I remember my dad taking me to a junk shop when I was a kid. It was stuffed to the rafters; beaten up leather chairs, steamer trunks plastered in colourful shipping labels. Shelves groaning under their burden of comically stacked crockery. I was awestruck!
While my dad was busy bartering with the shop owner, I slipped away into the dimly lit depths and explored, squeezing between precariously piled boxes as high as skyscrapers. Enticed further by youthful curiosity and guided by shafts of daylight streaming through the grubby windows, I continued deeper, stopping briefly to dive into a tea chest stuffed with furry hats, scarves silky to the touch, long gloves that came all the way up to my armpits. What was this magical place?

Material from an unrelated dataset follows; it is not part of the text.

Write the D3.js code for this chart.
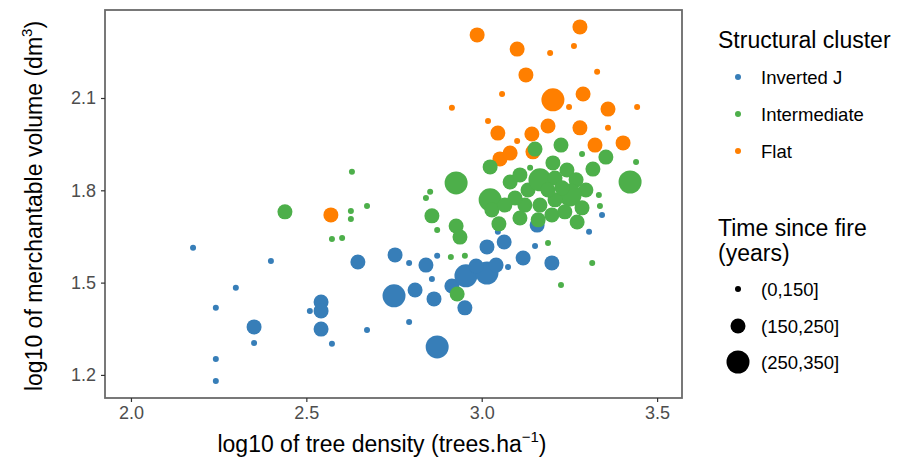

A painted wooden galleon caught my eye; perched high on a shelf, half-hidden under a blanket of dust, sails tattered and torn, rigging in disrepair. I stood transfixed and wondered how that marvel could simply be abandoned like that, forgotten and unwanted. At that moment, I was swept away, I imagined taking it home, dusting it down and fixing it up like new. Ready for fresh adventures on the high seas. And I would be captain!
All too soon I was summoned back to reality by my father, I took a long last gaze at that piece of nautical treasure before scurrying back through the labyrinth of mahogany monoliths to the safety of dry land. I promised myself I'd be back one day to rescue it.